In the UK, Jet Records were distributed first by Island Records in 1974-75, then by Polydor Records from 1975 to 1976, then by United Artists from 1976 to 1978. In the US, a small Jet logo started appearing on the United Artists label in 1975 for releases by ELO and Wood. The Jet label was first used in the US for Jeff Lynne's solo single "Doin' That Crazy Thing" in the summer of 1977 and subsequently for the ELO album Out of the Blue.

Wood left Jet Records and disbanded Wizzard in 1976, after Jet refused to release Wizzard's third album Wizzo, because it was not deemed commercial enough. His final single on the Jet label was "Any Old Time Will Do".

After Jet's UK distribution moved to United Artists (UA) in 1976, UA were distributing Jet Records in most countries of the world. This changed after American copies of Out of the Blue that were deemed defective, began appearing at discounted prices in record shops in the US and Canada affecting the album's sales. Jet sued UA and abruptly switched their distribution to CBS Records worldwide early in 1978.

By this time, ELO had become one of the most popular bands in the world, and Jet reissued ELO's back catalogue albums and some new singles in many different colours of vinyl. Many members of ELO also released solo albums or singles on Jet in the late 1970s. In 1980, ELO contributed half the music to the motion picture Xanadu, with the other half of the music being provided by the film's star Olivia Newton-John. Newton-John was signed to MCA Records whose sister company Universal was producing the movie. The Xanadu soundtrack and all its singles by both ELO and Newton-John were released on MCA Records in the US and Canada, and on Jet Records elsewhere in the world.

Black Sabbath were also managed by Don Arden, but they were never signed to Jet Records. However, when their singer Ozzy Osbourne left the band, he was signed to Jet. Two studio albums and one live album by Osbourne were released on Jet. Arden's daughter Sharon, who was working for her father, started dating Osbourne and eventually married him. Sharon took over managing Osbourne from her father, and Osbourne left Jet to go to the Epic label of Jet's distributor CBS.

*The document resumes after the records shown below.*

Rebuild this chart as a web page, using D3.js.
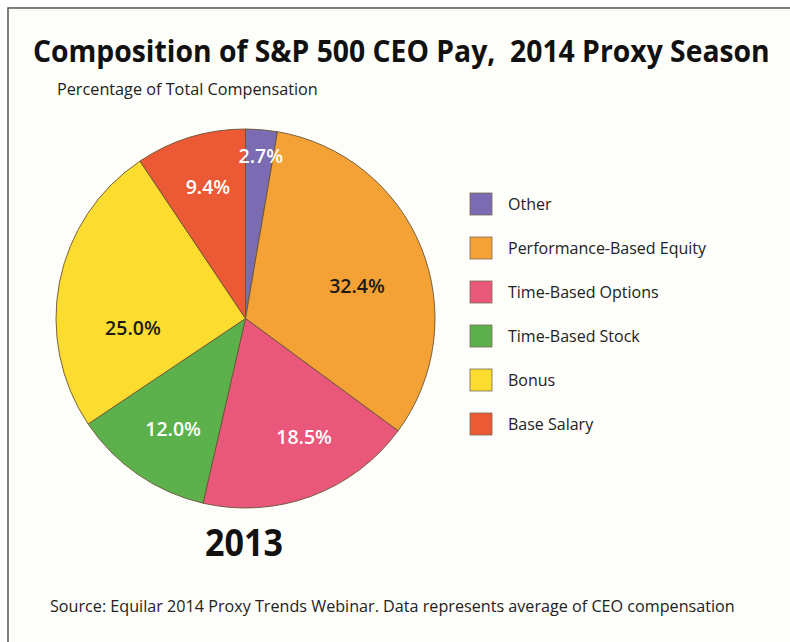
<!DOCTYPE html>
<html>
<head>
<meta charset="utf-8">
<script src="https://cdn.jsdelivr.net/npm/d3@7"></script>
<style>
  html, body { margin: 0; padding: 0; background: #ffffff; }
  svg { display: block; }
</style>
</head>
<body>
<svg id="chart" width="790" height="642"></svg>
<script>
// ---- data ----
const categories = ["Other", "Performance-Based Equity", "Time-Based Options", "Time-Based Stock", "Bonus", "Base Salary"];
const values = [2.7, 32.4, 18.5, 12.0, 25.0, 9.4];
const valueLabels = ["2.7%", "32.4%", "18.5%", "12.0%", "25.0%", "9.4%"];
const colors = ["#7a6bb2", "#f4a235", "#e9577b", "#5cb14c", "#fddc30", "#eb5935"];
const labelColors = ["#ffffff", "#1a1a1a", "#ffffff", "#ffffff", "#1a1a1a", "#ffffff"];
const titleText = "Composition of S&P 500 CEO Pay,  2014 Proxy Season";
const subtitleText = "Percentage of Total Compensation";
const yearText = "2013";
const sourceText = "Source: Equilar 2014 Proxy Trends Webinar. Data represents average of CEO compensation";

// ---- layout (label placement tweaks: radius, angle shift in degrees) ----
const labelRadius = [163, 116, 132, 132, 113, 137];
const labelAngleShift = [0.5, 6, -6, -1.3, -16, 1];

const svg = d3.select("#chart");
const W = 790, H = 642;

// horizontally fit a text to a target width by scaling around its x anchor
function fitText(sel, x, y, width) {
  const w = sel.node().getComputedTextLength();
  const k = width / w;
  sel.attr("x", 0).attr("y", 0)
    .attr("transform", `translate(${x},${y}) scale(${k},1)`);
  return sel;
}

// frame
svg.append("rect").attr("x", 8).attr("y", 8).attr("width", W + 10).attr("height", H + 10)
  .attr("fill", "#fdfdfa").attr("stroke", "#555").attr("stroke-width", 1.5);

// title
const title = svg.append("text")
  .attr("font-family", "Open Sans").attr("font-weight", 700).attr("font-size", 30)
  .attr("fill", "#111").style("white-space", "pre").text(titleText);
fitText(title, 33, 62, 737);

const sub = svg.append("text")
  .attr("font-family", "Open Sans").attr("font-size", 15.5)
  .attr("fill", "#222").text(subtitleText);
fitText(sub, 57, 95, 261);

// pie
const cx = 245.5, cy = 318.5, R = 189.5;
const pie = d3.pie().sort(null).value(d => d)(values);
const arc = d3.arc().innerRadius(0).outerRadius(R);
const g = svg.append("g").attr("transform", `translate(${cx},${cy})`);

g.selectAll("path.slice").data(pie).join("path")
  .attr("class", "slice")
  .attr("d", arc)
  .attr("fill", (d, i) => colors[i])
  .attr("stroke", "#6a5535").attr("stroke-width", 0.9);

g.selectAll("text.val").data(pie).join("text")
  .attr("class", "val")
  .attr("transform", (d, i) => {
    const a = (d.startAngle + d.endAngle) / 2 + labelAngleShift[i] * Math.PI / 180;
    const r = labelRadius[i];
    return `translate(${r * Math.sin(a)},${-r * Math.cos(a)})`;
  })
  .attr("text-anchor", "middle").attr("dy", "0.35em")
  .attr("font-family", "Open Sans").attr("font-weight", 600).attr("font-size", 19.5)
  .attr("fill", (d, i) => labelColors[i])
  .text((d, i) => valueLabels[i]);

// year label
const year = svg.append("text")
  .attr("font-family", "Open Sans").attr("font-weight", 700).attr("font-size", 38)
  .attr("fill", "#111").text(yearText);
fitText(year, 205, 556, 78);

// legend
const legendY = d3.scalePoint().domain(categories).range([204, 424]);
const items = svg.append("g").selectAll("g.item").data(categories).join("g")
  .attr("class", "item")
  .attr("transform", d => `translate(470,${legendY(d)})`);
items.append("rect").attr("x", 0).attr("y", -11).attr("width", 22).attr("height", 22)
  .attr("fill", (d, i) => colors[i]).attr("stroke", "#7a6a55").attr("stroke-width", 0.8);
items.append("text").attr("x", 38).attr("y", 0).attr("dy", "0.35em")
  .attr("font-family", "Open Sans").attr("font-size", 16).attr("fill", "#222")
  .text(d => d);

// source
const src = svg.append("text")
  .attr("font-family", "Open Sans").attr("font-size", 15.5)
  .attr("fill", "#222").text(sourceText);
fitText(src, 50, 612, 685);
</script>
</body>
</html>
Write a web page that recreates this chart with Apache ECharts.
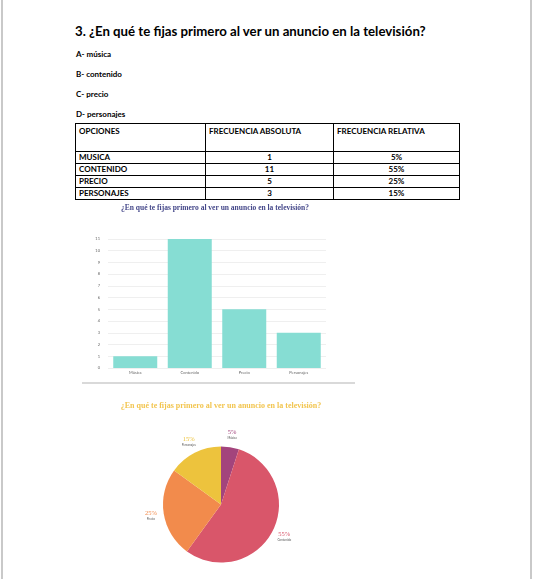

Osbourne's defection along with ELO becoming less popular in the early 1980s contributed to Jet experiencing financial difficulties. Legal problems encountered by Don Arden, and his son David, further strained Jet's resources. ELO's recording contract and back catalogue were sold by Jet to CBS in 1985. Initial copies of ELO's 1986 album Balance of Power were pressed on the Jet label in some European countries as well as a small handful of other countries, but this mistake was corrected by CBS, and the album was then issued throughout Europe on its Epic label. American reissues by CBS of ELO's 1972 to 1983 albums continued to show the Jet logo until 1990. ELO's back catalog is now handled by Sony's Legacy Recordings (except the Harvest albums, handled by Warner Music Group under the Parlophone label).

Jet carried on in a diminished capacity in the late 1980s. Roy Wood returned to the label in 1987 to release the single "1-2-3". Just before closure, the label released Live at Fairfield Halls by Bucks Fizz, a group the label had previously had no connection with.

1989 saw the final Jet release under CBS distribution, with the Dan Priest produced LP/CD Bite the Bullet by BTB (US CD: JET ZK 44410; UK LP: JET 465089-1).

In 1991, Bagdasarian Productions (owners of the Chipmunks) bought the production company offices and holdings from Arden, and reopened the record label Jet Records under the new name Chipmunk Records.

In 1996, Jet released the Fall's album The Light User Syndrome and the single "The Chiselers".

Some of Jet's back catalogue has appeared in reissues or compilations in the 1990s and 2000s, on labels such as Edsel Records and Sanctuary Records, including the previously unreleased third Wizzard album, retitled Main Street. The third album that Lynsey de Paul recorded for Jet in 1976, the unreleased Take Your Time finally appeared on CD in Japan with the title Before You Go Tonight on the Vivid Sound Corporation label in 1990. De Paul finally recovered the rights to her songs recorded for Jet Records and many of them were released on her 2013 anthology albums Sugar and Beyond and Into My Music.

As of 2020, most of Jet's catalogue is owned by BMG Rights Management under its Sanctuary label.